A staunch ice hockey fan, Coyle, 19, dreams of calling Flyers games someday.
Since high school, he has honed his delivery and writing— and also organized amateur ice hockey events at the Wells Fargo Center in Philadelphia, the Santander Arena in Reading and the outdoor rink in Hershey. He's the former president of Good Night, Good Hockey, a website he and some friends developed in 2016 that reports news of the Flyers, Lehigh Valley Phantoms,
Hershey Bears and Washington Capitals. The site takes its name from Hart's closing catchphrase. Coyle left the site in January to write for Sons of Penn, a Flyers blog, while also working as a broadcasting intern for the Reading Royals, a Flyers affiliate in the East Coast Hockey League.
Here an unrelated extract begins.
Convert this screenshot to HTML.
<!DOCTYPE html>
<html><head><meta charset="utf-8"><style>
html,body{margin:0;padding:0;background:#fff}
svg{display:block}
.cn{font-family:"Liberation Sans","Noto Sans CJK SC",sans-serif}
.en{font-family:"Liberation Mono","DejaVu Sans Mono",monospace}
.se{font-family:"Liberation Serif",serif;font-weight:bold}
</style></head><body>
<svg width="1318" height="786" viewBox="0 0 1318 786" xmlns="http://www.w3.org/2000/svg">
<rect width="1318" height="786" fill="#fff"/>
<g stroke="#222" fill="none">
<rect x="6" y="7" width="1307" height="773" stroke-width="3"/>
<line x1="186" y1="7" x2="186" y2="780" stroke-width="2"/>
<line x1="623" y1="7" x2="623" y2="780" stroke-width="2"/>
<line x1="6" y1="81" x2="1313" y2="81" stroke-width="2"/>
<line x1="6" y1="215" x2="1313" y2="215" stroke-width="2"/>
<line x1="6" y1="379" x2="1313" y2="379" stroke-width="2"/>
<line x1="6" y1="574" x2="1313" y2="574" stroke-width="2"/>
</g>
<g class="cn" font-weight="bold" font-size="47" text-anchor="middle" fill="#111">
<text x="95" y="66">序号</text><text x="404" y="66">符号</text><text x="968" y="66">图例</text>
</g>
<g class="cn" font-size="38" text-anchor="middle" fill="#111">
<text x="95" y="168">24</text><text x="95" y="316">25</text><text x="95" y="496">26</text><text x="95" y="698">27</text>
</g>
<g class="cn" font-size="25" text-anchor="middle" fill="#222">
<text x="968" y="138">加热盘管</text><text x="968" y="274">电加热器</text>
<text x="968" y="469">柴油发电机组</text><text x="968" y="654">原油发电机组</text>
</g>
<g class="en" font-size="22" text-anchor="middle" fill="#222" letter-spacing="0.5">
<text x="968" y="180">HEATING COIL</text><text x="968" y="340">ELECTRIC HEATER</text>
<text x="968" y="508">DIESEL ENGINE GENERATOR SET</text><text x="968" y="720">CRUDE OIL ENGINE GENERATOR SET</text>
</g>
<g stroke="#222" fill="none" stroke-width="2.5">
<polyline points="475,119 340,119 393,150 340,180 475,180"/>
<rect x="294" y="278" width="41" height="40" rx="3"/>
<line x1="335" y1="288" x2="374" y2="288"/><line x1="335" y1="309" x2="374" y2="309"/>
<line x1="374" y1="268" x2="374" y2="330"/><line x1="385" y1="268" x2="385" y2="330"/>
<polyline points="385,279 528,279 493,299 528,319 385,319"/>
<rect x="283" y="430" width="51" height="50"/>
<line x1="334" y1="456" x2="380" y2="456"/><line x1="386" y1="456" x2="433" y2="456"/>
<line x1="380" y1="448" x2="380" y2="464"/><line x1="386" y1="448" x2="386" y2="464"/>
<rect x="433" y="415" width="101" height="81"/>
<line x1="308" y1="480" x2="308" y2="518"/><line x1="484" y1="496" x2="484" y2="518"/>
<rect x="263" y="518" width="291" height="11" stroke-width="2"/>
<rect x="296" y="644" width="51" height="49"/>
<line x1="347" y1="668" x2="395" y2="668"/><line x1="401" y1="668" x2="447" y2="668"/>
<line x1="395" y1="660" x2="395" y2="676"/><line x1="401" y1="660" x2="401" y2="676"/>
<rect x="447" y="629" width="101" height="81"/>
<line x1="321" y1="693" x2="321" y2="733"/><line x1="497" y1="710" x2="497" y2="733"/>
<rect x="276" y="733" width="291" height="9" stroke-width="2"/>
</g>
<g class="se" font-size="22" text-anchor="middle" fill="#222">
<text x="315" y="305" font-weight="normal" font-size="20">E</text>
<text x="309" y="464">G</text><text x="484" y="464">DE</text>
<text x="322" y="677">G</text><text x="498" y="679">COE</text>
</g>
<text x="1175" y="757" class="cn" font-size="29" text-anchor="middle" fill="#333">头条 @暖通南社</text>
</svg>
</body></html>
At Temple, he's the media director for the university's ice hockey club team and the assistant sports director for WHIP student radio. Including his internship with Reading, Coyle will be accruing 18 credits in the fall.
The Hart family selected Coyle among three "highly motivated," high GPA finalists who have been "proving themselves as budding sports broadcast journalists," according to an email from journalism Professor Laurence Roy Stains.
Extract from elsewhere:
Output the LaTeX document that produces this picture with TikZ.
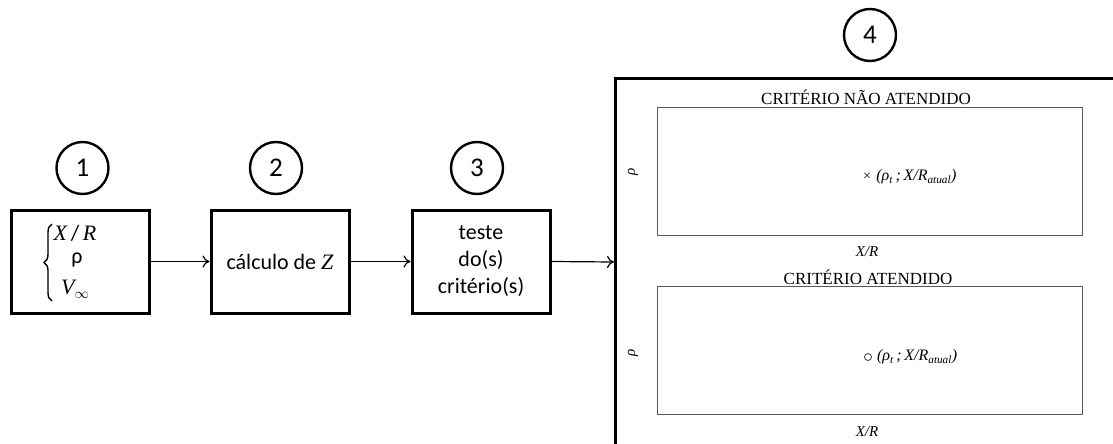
\documentclass[tikz,border=0pt]{standalone}
\usepackage{fontspec}
\setmainfont{Carlito}
\newfontfamily\tnr{Liberation Serif}
\usetikzlibrary{arrows.meta,decorations.pathreplacing}
\tikzset{
  stepbox/.style={draw, line width=3pt, minimum width=138pt, minimum height=103pt, inner sep=0pt, align=center, font=\fontsize{22}{27}\selectfont},
  numcirc/.style={draw, line width=2.4pt, circle, minimum size=52pt, inner sep=0pt, font=\fontsize{27}{30}\selectfont},
  mtext/.style={inner sep=0pt, font=\fontsize{22}{26}\selectfont},
  conn/.style={-{To[length=7pt,width=12pt]}, line width=1.2pt},
  plotbox/.style={draw=black!65, line width=1pt},
  ptitle/.style={font=\tnr\fontsize{17}{19}\selectfont, inner sep=0pt},
  axlab/.style={font=\tnr\itshape\fontsize{15}{17}\selectfont, inner sep=0pt},
  ptlab/.style={font=\tnr\itshape\fontsize{16}{18}\selectfont, inner sep=0pt, anchor=west},
}
\begin{document}
\begin{tikzpicture}[x=1pt,y=-1pt]
\useasboundingbox (0,0) rectangle (1113,444);
% numbered circles
\node[numcirc] (c1) at (82.5,168) {1};
\node[numcirc] (c2) at (276,168) {2};
\node[numcirc] (c3) at (477,168) {3};
\node[numcirc] (c4) at (870,35) {4};
% step boxes
\node[stepbox] (b1) at (80,261.5) {};
\coordinate (brT) at (52,224);
\coordinate (brB) at (52,301);
\draw[line width=1.4pt, decorate, decoration={brace, amplitude=8pt}] (brB) -- (brT);
\node[mtext] (v1) at (75,233) {{\tnr\itshape X}\,/\,{\tnr\itshape R}};
\node[mtext] (v2) at (77,260) {ρ};
\node[mtext] (v3) at (75,289) {{\tnr\itshape V}\raisebox{-4pt}{\fontsize{15}{17}\selectfont$\infty$}};
\node[stepbox] (b2) at (280,261.5) {cálculo de {\tnr\itshape Z}};
\node[stepbox] (b3) at (481,261.5) {teste\\do(s)\\critério(s)};
% big result frame (cut by the page at right and bottom)
\coordinate (fTL) at (615,78);
\coordinate (fR) at (1113,78);
\coordinate (fB) at (615,444);
\coordinate (fin) at (614,262);
\draw[line width=3pt] (fR) -- (fTL) -- (fB);
% connectors
\draw[conn] (b1.east) -- (b2.west);
\draw[conn] (b2.east) -- (b3.west);
\draw[conn] (b3.east) -- (fin);
% upper plot
\draw[plotbox] (657,107) rectangle (1082,235);
\node[ptitle] (t1) at (866,97) {CRITÉRIO NÃO ATENDIDO};
\node[axlab, rotate=90] (y1) at (633,172) {ρ};
\node[font=\tnr\fontsize{14}{15}\selectfont, inner sep=0pt] (p1) at (867,177) {×};
\node[ptlab] (l1) at ([xshift=5pt]p1.east) {(ρ\textsubscript{t}\,;\,X/R\textsubscript{atual})};
\node[axlab] (x1) at (867,252) {X/R};
% lower plot
\draw[plotbox] (657,286) rectangle (1082,414);
\node[ptitle] (t2) at (868,277) {CRITÉRIO ATENDIDO};
\node[axlab, rotate=90] (y2) at (633,353) {ρ};
\node[draw=black!70, circle, minimum size=7pt, inner sep=0pt, line width=0.9pt] (p2) at (868,357) {};
\node[ptlab] (l2) at ([xshift=5pt]p2.east) {(ρ\textsubscript{t}\,;\,X/R\textsubscript{atual})};
\node[axlab] (x2) at (867,432) {X/R};
\end{tikzpicture}
\end{document}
The $10,000 scholarship is awarded to a Klein College student one year and a Boyer College of Music student the next (Gene Hart reportedly was a huge opera fan). Coyle, a first-generation college student, said the money means he won't need a loan for the fall semester and adds he's honored to have won a scholarship named after the voice of the Flyers.
Professor Stains informed him about the scholarship on the very day Coyle and 27 other coworkers learned their temporary summer jobs would end sooner than promised. Another opportunity arrived the next day, when Coyle learned the sports channel Eleven Sports wanted coverage of the Mid-Atlantic Regional Junior NBA World Championship Tournament in King of Prussia.
"It threw me onto the fire," he said about the assignment reporting 14 basketball games over the three-day tournament in June.